This Small Business Innovation Research Phase I project aims to develop a distributed acoustic emission monitoring technology. The new technology will provide real-time acoustic monitoring using a single fiber optic cable, distributed temperature information will also be generated simultaneously. The low physical profile renders it embeddable and minimally intrusive. The technology is designed to be low-cost, which ensures its wide-scale commercialization potential. In this Phase I research, a prototype sensor system will be built and applied to demonstrate highly sensitive acoustic detection. The focus will be on feasibility proof of the technology.
The broader impact/commercial potential of this project includes the development of a sensor technology that is highly desired in multiple industrial sectors. The potentially low-cost technology will enable large-scale deployment of the sensor to revolutionize the sensing methodology used in a number of applications. Accurate locating and quantifying of acoustic signatures will directly benefit seismic oil & gas exploration. Distributed acoustic monitoring will seek immediate implementation in multi-zone production in gas wells, heavy oil steam-assisted gravity drainage operation surveillance and flowline hydrates, scale and corrosion monitoring. Long-span, real-time acoustic monitoring also provides a viable means for pipeline health monitoring. Another beneficiary of the technology will be distributed partial discharge (PD) detection within power transformers. It is hoped that the new sensing technology will dramatically improve the operation safety while reduce the overall cost of such industries. Successful demonstration of the proposed sensing principle will also shed light on a number of other sensing applications requiring high-speed, densely-multiplexed operations.
A fiber optic technology for distributed acoustic and temperature sensing has been successfully developed and experimentally demonstrated by Sentek Instrument LLC during this Small Business innovative research (SBIR). The system is able to measure both acoustic wave and temperature in a distributed manner and further each sensor offers a detection bandwidth of 100kHz, acoustic sensitivity of 0.015µε, and the capability of operation at temperatures up to 500°C. The sensor system has an intrinsic ability to multiplex more than 10,000 sensor nodes in a 15km fiber. These superior performances may have a profound impact on a variety of applications. Some of the applications may include oil downhole measurements, pipeline integrity monitoring, intrusion detection, real-time assessment of civil structural health conditions, and health monitoring of power transformers and underground power cables.

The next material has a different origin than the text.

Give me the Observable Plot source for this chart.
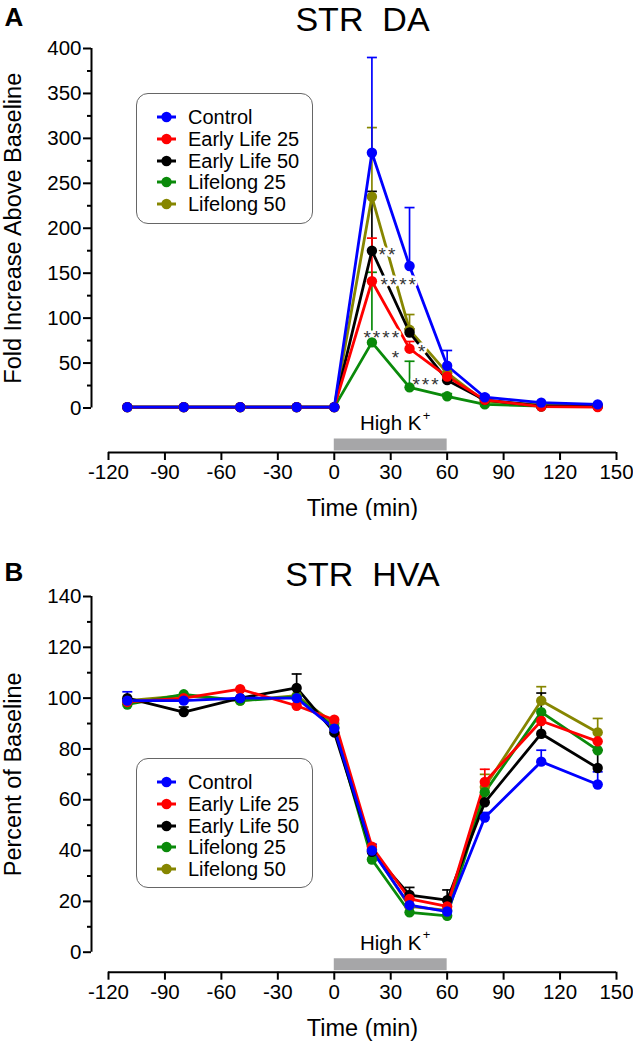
<!DOCTYPE html>
<html><head><meta charset="utf-8">
<script src="https://cdn.jsdelivr.net/npm/d3@7"></script>
<script src="https://cdn.jsdelivr.net/npm/@observablehq/plot@0.6"></script>
<style>
body{margin:0;background:#fff;font-family:"Liberation Sans",Arial,Helvetica,sans-serif;}
.panel{position:relative;width:633px;overflow:hidden;}
.legend{position:absolute;border:1.6px solid #666;border-radius:12px;box-sizing:border-box;background:#fff;}
.legend .item{position:absolute;left:0;height:22px;width:100%;font-size:20px;line-height:22px;color:#000;}
.legend .item svg{position:absolute;left:19px;top:5px;}
.legend .item span{position:absolute;left:51px;top:0;white-space:nowrap;}
</style></head><body>
<div id="chart"></div>
<script>
const times = [-110, -80, -50, -20, 0, 20, 40, 60, 80, 110, 140];
const groups = ["Control", "Early Life 25", "Early Life 50", "Lifelong 25", "Lifelong 50"];
const colors = ["#0000ff", "#ff0000", "#000000", "#0a8a0a", "#868600"];
const xTicks = [-120, -90, -60, -30, 0, 30, 60, 90, 120, 150];
const stimulus = [0, 60];
const stimulusLabel = "High K";

// Panel A: STR DA, fold increase above baseline
const daControl = [1, 1, 1, 1, 1, 284, 158, 47, 12, 6, 4];
const daEarly25 = [1, 1, 1, 1, 1, 141, 66, 35, 9, 1.5, 1];
const daEarly50 = [1, 1, 1, 1, 1, 175, 84, 31, 9, 2, 2];
const daLife25  = [1, 1, 1, 1, 1, 73, 23, 13, 4, 2, 2];
const daLife50  = [1, 1, 1, 1, 1, 235, 87, 39, 7, 4, 3];
const daErrControl = [0, 0, 0, 0, 0, 106, 65, 17, 2, 1, 1];
const daErrEarly25 = [0, 0, 0, 0, 0, 48, 8, 4, 1, 0, 0];
const daErrEarly50 = [0, 0, 0, 0, 0, 66, 4, 5, 1, 0, 0];
const daErrLife25  = [0, 0, 0, 0, 0, 78, 29, 3, 1, 0, 0];
const daErrLife50  = [0, 0, 0, 0, 0, 77, 17, 4, 1, 0, 0];
const daYTicks = [0, 50, 100, 150, 200, 250, 300, 350, 400];
const daYMinor = [25, 75, 125, 175, 225, 275, 325, 375];
const daStars = [
  {t: 28.5, v: 176, s: "**"},
  {t: 34.5, v: 142, s: "****"},
  {t: 25.5, v: 84, s: "****"},
  {t: 33, v: 61, s: "*"},
  {t: 47, v: 68, s: "*"},
  {t: 49, v: 31, s: "***"}
];

// Panel B: STR HVA, percent of baseline
const hvaControl = [99, 99, 100, 100, 88, 40, 18.5, 16, 53, 75, 66];
const hvaEarly25 = [98.5, 100, 103.5, 97, 91.5, 41.5, 21, 18, 67, 91, 83];
const hvaEarly50 = [100, 94.5, 100, 104, 86.5, 39.5, 22.5, 20.5, 59, 86, 72.5];
const hvaLife25  = [97.5, 101.5, 99, 100.5, 88.5, 36.5, 15.7, 14.3, 63, 94.5, 79.5];
const hvaLife50  = [99, 101, 99, 101, 90, 40.5, 18, 16.5, 65, 99, 86.5];
const hvaErrControl = [3.5, 1, 1, 1, 1, 2.5, 1, 1, 2, 4.5, 5];
const hvaErrEarly25 = [1, 1, 1, 1, 1, 1, 1, 1, 5, 1, 1];
const hvaErrEarly50 = [1, 2, 1, 5.5, 1, 1, 3, 4, 1, 16, 7];
const hvaErrLife25  = [1, 1, 1, 1, 1, 1, 1, 1, 1, 1, 1];
const hvaErrLife50  = [1, 1, 1, 1, 1, 1, 1, 1, 5, 5.5, 5.5];
const hvaYTicks = [0, 20, 40, 60, 80, 100, 120, 140];
const hvaYMinor = [10, 30, 50, 70, 90, 110, 130];

const FONT = '"Liberation Sans", Arial, Helvetica, sans-serif';
const capSymbol = {draw(ctx, size) { const r = Math.sqrt(size / Math.PI); ctx.moveTo(-r, 0); ctx.lineTo(r, 0); }};

function buildPanel(cfg) {
  const drawOrder = [4, 3, 2, 1, 0];
  const seriesMarks = [];
  for (const gi of drawOrder) {
    const rows = times.map((t, i) => ({t, v: cfg.values[gi][i], e: cfg.errs[gi][i]}));
    const errRows = rows.filter(d => d.e >= 1.5);
    seriesMarks.push(
      Plot.ruleX(errRows, {x: "t", y1: "v", y2: d => d.v + d.e, stroke: colors[gi], strokeWidth: 1.7}),
      Plot.dot(errRows, {x: "t", y: d => d.v + d.e, symbol: capSymbol, r: 5, stroke: colors[gi], strokeWidth: 1.7, fill: "none"})
    );
  }
  const lineMarks = [];
  const dotMarks = [];
  for (const gi of drawOrder) {
    const rows = times.map((t, i) => ({t, v: cfg.values[gi][i]}));
    lineMarks.push(Plot.line(rows, {x: "t", y: "v", stroke: colors[gi], strokeWidth: 2.8}));
    dotMarks.push(Plot.dot(rows, {x: "t", y: "v", fill: colors[gi], r: 5.2, stroke: "none"}));
  }
  const y0 = cfg.yDomain[0], y1 = cfg.yDomain[1];
  const plot = Plot.plot({
    width: 633, height: cfg.height,
    marginTop: cfg.marginTop, marginBottom: cfg.marginBottom, marginLeft: 108, marginRight: 17,
    x: {domain: [-120, 150]},
    y: {domain: cfg.yDomain},
    style: {fontFamily: FONT, color: "#000", background: "#fff", overflow: "visible"},
    marks: [
      Plot.ruleX([-120], {y1: () => y0, y2: () => y1, dx: -17, strokeWidth: 2, stroke: "#000"}),
      Plot.axisY(cfg.yTicks, {anchor: "left", tickSize: 8, tickPadding: 2, dx: -17, fontSize: 20.5, tickFormat: d => String(d), label: null, strokeWidth: 2}),
      Plot.axisY(cfg.yMinor, {anchor: "left", tickSize: 4, dx: -17, tickFormat: () => "", label: null, strokeWidth: 2}),
      Plot.ruleY([y0], {x1: () => -120, x2: () => 150, dy: cfg.xAxisDy, strokeWidth: 2, stroke: "#000"}),
      Plot.axisX(xTicks, {anchor: "bottom", tickSize: 8, tickPadding: 4, dy: cfg.xAxisDy, fontSize: 20.5, tickFormat: d => String(d), label: null, strokeWidth: 2}),
      Plot.ruleY([y0], {x1: () => stimulus[0], x2: () => stimulus[1], dy: cfg.xAxisDy - 8, strokeWidth: 12, stroke: "#a6a6a8"}),
      Plot.text([stimulusLabel], {x: () => (stimulus[0] + stimulus[1]) / 2, y: () => y0, dy: cfg.xAxisDy - 29, fontSize: 20.5}),
      Plot.text(["+"], {x: () => (stimulus[0] + stimulus[1]) / 2, y: () => y0, dx: 32, dy: cfg.xAxisDy - 37, fontSize: 13, textAnchor: "start"}),
      Plot.text(["Time (min)"], {frameAnchor: "bottom", lineAnchor: "middle", textAnchor: "middle", dy: cfg.xAxisDy + 56, fontSize: 23.5}),
      Plot.text([cfg.ylabel], {frameAnchor: "left", textAnchor: "middle", lineAnchor: "middle", dx: -95, rotate: -90, fontSize: 23.5}),
      Plot.text([cfg.title], {frameAnchor: "top", lineAnchor: "middle", textAnchor: "middle", dy: cfg.titleDy, fontSize: 34}),
      Plot.text([cfg.letter], {frameAnchor: "top-left", dx: -104, dy: cfg.letterDy, textAnchor: "start", lineAnchor: "middle", fontSize: 26, fontWeight: "bold"}),
      ...seriesMarks,
      ...lineMarks,
      Plot.text(cfg.stars || [], {x: "t", y: "v", text: "s", dy: 5, fontSize: 19, fill: "#333", stroke: "#fff", strokeWidth: 5, paintOrder: "stroke"}),
      ...dotMarks
    ]
  });
  d3.select(plot).selectAll("text").filter(function() { return /^\*+$/.test(this.textContent); }).style("letter-spacing", "2px");
  return plot;
}

function buildLegend(left, top, width, height) {
  const box = document.createElement("div");
  box.className = "legend";
  Object.assign(box.style, {left: left + "px", top: top + "px", width: width + "px", height: height + "px"});
  groups.forEach((g, i) => {
    const item = document.createElement("div");
    item.className = "item";
    item.style.top = (12 + i * 21.8) + "px";
    const svg = d3.create("svg").attr("width", 22).attr("height", 12);
    svg.append("line").attr("x1", 1).attr("x2", 20).attr("y1", 6).attr("y2", 6).attr("stroke", colors[i]).attr("stroke-width", 3);
    svg.append("circle").attr("cx", 10.5).attr("cy", 6).attr("r", 5.2).attr("fill", colors[i]);
    item.appendChild(svg.node());
    const span = document.createElement("span");
    span.textContent = g;
    item.appendChild(span);
    box.appendChild(item);
  });
  return box;
}

const chart = document.getElementById("chart");

const panelA = document.createElement("div");
panelA.className = "panel"; panelA.style.height = "520px";
panelA.appendChild(buildPanel({
  values: [daControl, daEarly25, daEarly50, daLife25, daLife50],
  errs: [daErrControl, daErrEarly25, daErrEarly50, daErrLife25, daErrLife50],
  yDomain: [0, 400], yTicks: daYTicks, yMinor: daYMinor,
  height: 520, marginTop: 48, marginBottom: 112.5, xAxisDy: 44.5,
  title: "STR\u00a0\u00a0DA", titleDy: -28.5, letter: "A", letterDy: -30.5,
  ylabel: "Fold Increase Above Baseline", stars: daStars
}));
panelA.appendChild(buildLegend(136, 93, 177, 131));
chart.appendChild(panelA);

const panelB = document.createElement("div");
panelB.className = "panel"; panelB.style.height = "531px";
panelB.appendChild(buildPanel({
  values: [hvaControl, hvaEarly25, hvaEarly50, hvaLife25, hvaLife50],
  errs: [hvaErrControl, hvaErrEarly25, hvaErrEarly50, hvaErrLife25, hvaErrLife50],
  yDomain: [0, 140], yTicks: hvaYTicks, yMinor: hvaYMinor,
  height: 531, marginTop: 76, marginBottom: 99.3, xAxisDy: 20,
  title: "STR\u00a0\u00a0HVA", titleDy: -21.1, letter: "B", letterDy: -23.6,
  ylabel: "Percent of Baseline", stars: []
}));
panelB.appendChild(buildLegend(136, 238, 177, 130));
chart.appendChild(panelB);
</script>
</body></html>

A commercial product, LGI-100B Fiber Grating Interrogator, was also derived from the Phase I research. This instrument is for the interrogation of serial fiber Bragg gratings (FBGs). It has four interrogation channels and each channel can interrogate as many as 10,000 FBGs over a sensing span of 10km. This product can also measure the full reflection spectrum of each FBG in a serial FBG array. LGI-100B can be used as a general laboratory instrument for FBG characterization and as a field instrument for long span quasi-static strain or temperature measurement.